I know that it's a very slippery slope and so like I said, its a fine line. What works and is appropriate for one person, is NOT going to be appropriate for another person. Some people simply cannot engage in ANY form of dieting behaviours (even if that "dieting" behaviour is meant to be a lifestyle change not just a short term fix) and that needs to be recognised. I think that its better to do weight loss (if it is genuinely required) with the help of a treatment team if available. I think that if one is engaging with people that have a pro-ana/pro-mia mindset that its important to monitor yourself and be careful with whom you are friendly.

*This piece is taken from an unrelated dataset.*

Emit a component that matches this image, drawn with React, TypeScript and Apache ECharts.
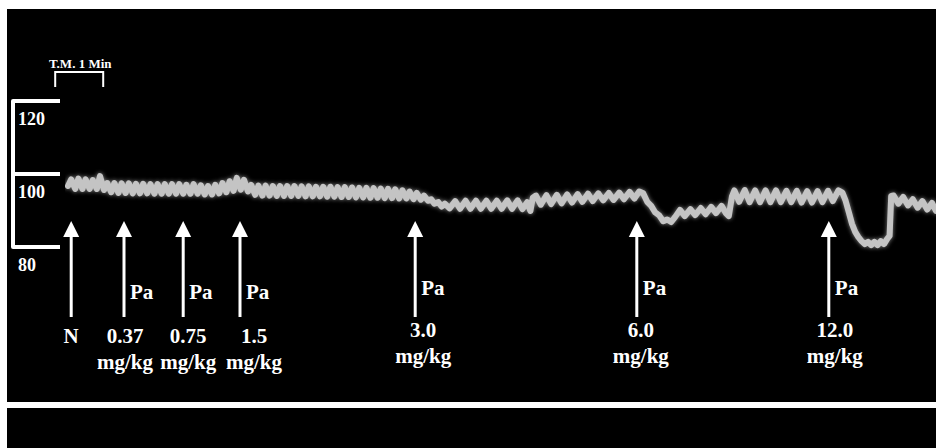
import React, { useEffect, useRef } from "react";
import * as echarts from "echarts";

// ---- Data (time in seconds from start of trace, pressure in mmHg) ----
const trace: [number, number][] = [
  [0, 96.6], [4, 98.4], [9, 95.8], [13, 98.6], [18, 95.8], [22, 98.4], [27, 95.8], [31, 98.2], [36, 95.8], [40, 99.3], [45, 95.5],
  [49, 97.4], [54, 94.9], [58, 97.4], [63, 94.7], [67, 97.3], [72, 94.7], [76, 97.3], [81, 94.6], [85, 97.2], [90, 94.6], [94, 97.2], [99, 94.6], [103, 97.1], [108, 94.5], [112, 97.1], [117, 94.5],
  [121, 97.1], [126, 94.5], [130, 97.1], [135, 94.5], [139, 97.1], [144, 94.5], [148, 96.9], [153, 94.5], [157, 97.1], [162, 94.5], [166, 96.8], [171, 94.3], [175, 96.6], [180, 94.3], [184, 96.9], [189, 94.6], [193, 97.4], [198, 94.9],
  [202, 97.9], [207, 95.3], [211, 98.8], [216, 95.6], [220, 98.3], [225, 95.1],
  [229, 96.9], [234, 94.2], [238, 96.7], [243, 94.0], [247, 96.7], [252, 94.0], [256, 96.6], [261, 93.9], [265, 96.6], [270, 93.9], [274, 96.6], [279, 93.9], [283, 96.6], [288, 93.9], [292, 96.5], [297, 93.8], [301, 96.5], [306, 93.8], [310, 96.4], [315, 93.8], [319, 96.4], [324, 93.7],
  [328, 96.4], [333, 93.7], [337, 96.3], [342, 93.6], [346, 96.3], [351, 93.6], [355, 96.2], [360, 93.5], [364, 96.1], [369, 93.5], [373, 96.1], [378, 93.4], [382, 96.0], [387, 93.4], [391, 95.9], [396, 93.3], [400, 95.8], [405, 93.3], [409, 95.7], [414, 93.2],
  [418, 95.4], [423, 93.2], [427, 95.1], [432, 93.0], [436, 94.7], [441, 92.9], [445, 94.0],
  [450, 92.6], [454, 93.0], [458, 91.8], [463, 92.2], [467, 91.0], [471, 91.8],
  [477, 90.5], [484, 92.5], [490, 90.4], [497, 92.6], [503, 90.4], [510, 92.6], [516, 90.4], [523, 92.6], [529, 90.4], [536, 92.6], [542, 90.4], [549, 92.7], [555, 90.4], [562, 92.7], [568, 90.3], [574, 92.2], [578, 89.8],
  [581, 93.4], [585, 94.0], [591, 91.5], [598, 94.1], [604, 91.7], [611, 94.2], [617, 91.9], [624, 94.3], [630, 92.1], [637, 94.4], [643, 92.3], [650, 94.5], [656, 92.5], [663, 94.6], [669, 92.7], [676, 94.7], [682, 92.8], [689, 94.8], [695, 93.0], [702, 95.0], [708, 93.2], [714, 95.1],
  [719, 94.6], [724, 92.3], [729, 91.2], [734, 89.4], [739, 88.6], [744, 87.0], [749, 87.5], [754, 86.8],
  [759, 88.2], [765, 90.1], [771, 88.4], [778, 90.3], [784, 88.7], [791, 90.6], [797, 88.9], [804, 90.9], [810, 89.2], [817, 91.2], [822, 89.3], [826, 88.4],
  [830, 93.8], [833, 95.4], [839, 92.3], [846, 95.5], [852, 92.2], [859, 95.4], [865, 92.2], [872, 95.4], [878, 92.2], [885, 95.4], [891, 92.2], [898, 95.3], [904, 92.2], [911, 95.3], [917, 92.1], [924, 95.2], [930, 92.1], [937, 95.2], [943, 92.2], [950, 95.3], [956, 92.5], [963, 95.4], [968, 94.8],
  [972, 92.6], [976, 89.5], [980, 86.3], [984, 84.1], [988, 82.7], [992, 81.6],
  [996, 80.8], [1000, 81.4], [1004, 80.5], [1008, 81.4], [1012, 80.5], [1016, 81.6], [1020, 80.8], [1024, 82.2], [1027, 83.0],
  [1029, 93.9], [1032, 94.0], [1038, 91.8], [1044, 93.6], [1050, 91.3], [1056, 93.0], [1062, 90.7], [1068, 92.5], [1074, 90.2], [1080, 92.0], [1085, 89.8],
];

// Injection markers
const arrowTimes = [4, 70, 144, 215, 434, 711, 951];
const arrowDrug = ["", "Pa", "Pa", "Pa", "Pa", "Pa", "Pa"];
const arrowDose = ["N", "0.37", "0.75", "1.5", "3.0", "6.0", "12.0"];
const arrowUnit = ["", "mg/kg", "mg/kg", "mg/kg", "mg/kg", "mg/kg", "mg/kg"];

// Pressure scale bar ticks (mmHg)
const scaleMin = 80;
const scaleMax = 120;
const scaleStep = 20;

// Time mark (seconds)
const timeMarkStart = -16;
const timeMarkLength = 60;
const timeMarkLabel = "T.M. 1 Min";

// ---- Layout (pixels) ----
const labelShiftX = [0, 1, 5, 14, 8, 4, 6];
const labelShiftY = [6, 6, 6, 6, 0, 0, 0];
const arrowTipLevel = 87.07;
const timeMarkLevel = 127.6;

const FONT = "'Liberation Serif', 'Times New Roman', serif";

export default function App() {
  const ref = useRef<HTMLDivElement>(null);

  useEffect(() => {
    if (!ref.current) return;
    const chart = echarts.init(ref.current, undefined, { renderer: "svg" });

    const textStyle = (text: string, size: number, align: string) => ({
      text,
      fill: "#ffffff",
      fontFamily: FONT,
      fontWeight: "bold",
      fontSize: size,
      textAlign: align,
      textVerticalAlign: "middle",
    });

    chart.setOption({
      animation: false,
      backgroundColor: "#000000",
      graphic: [
        { type: "rect", shape: { x: 0, y: 0, width: 936, height: 9 }, style: { fill: "#ffffff" }, silent: true },
        { type: "rect", shape: { x: 0, y: 0, width: 7, height: 448 }, style: { fill: "#ffffff" }, silent: true },
        { type: "rect", shape: { x: 0, y: 402, width: 936, height: 6 }, style: { fill: "#ffffff" }, silent: true },
      ],
      grid: [
        { left: 68, right: 0, top: 26.5, bottom: 127.5 },
        { left: 13, width: 47, top: 101, height: 146 },
      ],
      xAxis: [
        { type: "value", gridIndex: 0, min: 0, max: 1085, show: false },
        { type: "value", gridIndex: 1, min: 0, max: 1, show: false },
      ],
      yAxis: [
        { type: "value", gridIndex: 0, min: 60, max: 140, show: false },
        {
          type: "value",
          gridIndex: 1,
          min: scaleMin,
          max: scaleMax,
          interval: scaleStep,
          position: "left",
          axisLine: { show: true, lineStyle: { color: "#ffffff", width: 4 } },
          axisTick: { show: true, inside: true, length: 47, lineStyle: { color: "#ffffff", width: 4 } },
          splitLine: { show: false },
          axisLabel: {
            show: true,
            inside: true,
            margin: 5,
            color: "#ffffff",
            fontFamily: FONT,
            fontWeight: "bold",
            fontSize: 18,
            verticalAlign: "top",
            padding: [9, 0, 0, 0],
          },
        },
      ],
      series: [
        {
          type: "line",
          xAxisIndex: 0,
          yAxisIndex: 0,
          data: trace,
          showSymbol: false,
          silent: true,
          lineStyle: {
            color: "#c4c4c4",
            width: 6,
            join: "round",
            cap: "round",
            shadowBlur: 4,
            shadowColor: "rgba(150,150,150,0.9)",
          },
          z: 3,
        },
        {
          type: "custom",
          xAxisIndex: 0,
          yAxisIndex: 0,
          clip: false,
          silent: true,
          data: arrowTimes.map((t, i) => [t, i]),
          renderItem: (params: any, api: any) => {
            const i = params.dataIndex;
            const p = api.coord([api.value(0), arrowTipLevel]);
            const x = p[0];
            const y = p[1];
            const sx = x + labelShiftX[i];
            const dy = labelShiftY[i];
            const children: any[] = [
              { type: "polygon", shape: { points: [[x, y], [x - 8, y + 16], [x + 8, y + 16]] }, style: { fill: "#ffffff" } },
              { type: "rect", shape: { x: x - 1.5, y: y + 14, width: 3, height: 82 }, style: { fill: "#ffffff" } },
              { type: "text", x: sx, y: y + 109 + dy, style: textStyle(arrowDose[i], 21, "center") },
            ];
            if (arrowDrug[i]) {
              children.push({ type: "text", x: x + 6, y: y + 67 + dy * 0.7, style: textStyle(arrowDrug[i], 21, "left") });
            }
            if (arrowUnit[i]) {
              children.push({ type: "text", x: sx, y: y + 135 + dy, style: textStyle(arrowUnit[i], 21, "center") });
            }
            return { type: "group", children };
          },
          z: 4,
        },
        {
          type: "custom",
          xAxisIndex: 0,
          yAxisIndex: 0,
          clip: false,
          silent: true,
          data: [[timeMarkStart, timeMarkLength]],
          renderItem: (params: any, api: any) => {
            const a = api.coord([api.value(0), timeMarkLevel]);
            const b = api.coord([api.value(0) + api.value(1), timeMarkLevel]);
            return {
              type: "group",
              children: [
                {
                  type: "polyline",
                  shape: { points: [[a[0], a[1] + 15], [a[0], a[1]], [b[0], b[1]], [b[0], b[1] + 15]] },
                  style: { stroke: "#ffffff", lineWidth: 2, fill: null },
                },
                { type: "text", x: (a[0] + b[0]) / 2 + 1, y: a[1] - 9, style: textStyle(timeMarkLabel, 13, "center") },
              ],
            };
          },
          z: 4,
        },
      ],
    });

    return () => chart.dispose();
  }, []);

  return (
    <div
      ref={ref}
      style={{ position: "fixed", left: 0, top: 0, width: 936, height: 448 }}
    />
  );
}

I don't have answers but I know there are a lot of people out there that expect that the system should automatically treat everybody on a recovery model. The expectation that everybody wants to get well and that if they don't, that if they're treated for long enough that it will change (sometimes it might, sometimes it won't). I think that there is this idea that if we talk about alternatives to working with people not ready to recovery from eating disorders, that we will feel that we're responsible for the outcomes of their health, that we're encouraging them to continue in unhelpful behaviours. There is also the expectation that if there was enough treatment available then thigns would improve, and sure, in part, I think that's reasonable, but I also think a lot of people are forced into treatment and they're not ready, hence the revolving door problem of eating disorder treatment.

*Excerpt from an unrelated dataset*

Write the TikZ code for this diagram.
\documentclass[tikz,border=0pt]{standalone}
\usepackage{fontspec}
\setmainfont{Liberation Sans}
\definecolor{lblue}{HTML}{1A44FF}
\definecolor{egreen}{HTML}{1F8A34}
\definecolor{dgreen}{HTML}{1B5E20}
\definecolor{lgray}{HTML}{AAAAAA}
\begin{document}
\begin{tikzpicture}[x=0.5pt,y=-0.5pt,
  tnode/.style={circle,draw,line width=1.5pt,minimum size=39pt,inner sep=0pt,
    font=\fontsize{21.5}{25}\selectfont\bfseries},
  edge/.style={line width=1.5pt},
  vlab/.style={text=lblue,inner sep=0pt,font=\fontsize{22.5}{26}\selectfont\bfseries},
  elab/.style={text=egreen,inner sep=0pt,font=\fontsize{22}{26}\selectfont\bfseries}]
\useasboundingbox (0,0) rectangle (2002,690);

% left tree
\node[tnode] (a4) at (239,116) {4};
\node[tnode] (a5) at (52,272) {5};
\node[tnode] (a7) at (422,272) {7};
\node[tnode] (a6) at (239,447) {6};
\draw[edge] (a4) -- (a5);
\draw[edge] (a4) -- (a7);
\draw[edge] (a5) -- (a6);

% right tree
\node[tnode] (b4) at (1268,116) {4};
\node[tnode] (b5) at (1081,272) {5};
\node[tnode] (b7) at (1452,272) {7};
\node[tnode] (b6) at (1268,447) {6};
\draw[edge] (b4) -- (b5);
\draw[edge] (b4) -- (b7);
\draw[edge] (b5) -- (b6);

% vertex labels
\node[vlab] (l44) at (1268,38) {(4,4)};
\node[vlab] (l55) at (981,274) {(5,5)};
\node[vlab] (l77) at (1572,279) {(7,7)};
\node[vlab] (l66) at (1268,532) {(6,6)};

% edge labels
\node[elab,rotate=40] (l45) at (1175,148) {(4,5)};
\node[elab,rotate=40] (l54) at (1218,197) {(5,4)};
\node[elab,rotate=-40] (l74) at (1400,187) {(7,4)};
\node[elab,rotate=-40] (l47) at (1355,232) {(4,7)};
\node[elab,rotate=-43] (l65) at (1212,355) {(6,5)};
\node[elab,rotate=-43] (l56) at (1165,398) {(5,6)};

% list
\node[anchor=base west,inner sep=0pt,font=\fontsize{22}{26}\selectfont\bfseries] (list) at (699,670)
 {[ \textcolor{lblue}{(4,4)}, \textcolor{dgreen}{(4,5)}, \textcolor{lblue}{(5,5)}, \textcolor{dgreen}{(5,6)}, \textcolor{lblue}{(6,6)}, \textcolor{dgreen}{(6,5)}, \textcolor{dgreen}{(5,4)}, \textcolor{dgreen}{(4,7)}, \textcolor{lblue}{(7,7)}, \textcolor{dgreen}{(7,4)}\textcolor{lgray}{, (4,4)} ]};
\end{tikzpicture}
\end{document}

I know a lot of this is controversial. But when I worked at in the Needle and Syringe Program that was very controversial. We were giving free needles and disposal stuff to addicts (and sometimes people with medications). Lots of people assume that its encouraging drug use. That is never how I saw it. For us, it was always an opportunity to help that person keep their health as best as possible. If that meant I gave them a tip on how to inject properly, so be it. It also meant they often felt more comfortable speaking to us when they wanted to get clean. Drug use is just as hazardous as eating disorders and can have some incredibly long term consequences, just like eating disorders. The NSP approach looks are harm minimisation, so reducing the level of harm that might be caused from the drug taking behaviour, we could give advice and support and help to people ready to hear it and help keep other users healthier while they weren't. I think there is a place for this in eating disorders. It's mostly just figuring out how to engage with that idea in a manner that reduces harm, not increases it.
Again, I know its controversial, I know the line for each person is going to be different. But lets not isolate and stigmatise a community even further. Lets work on ways that we can help each other to get better, step by step.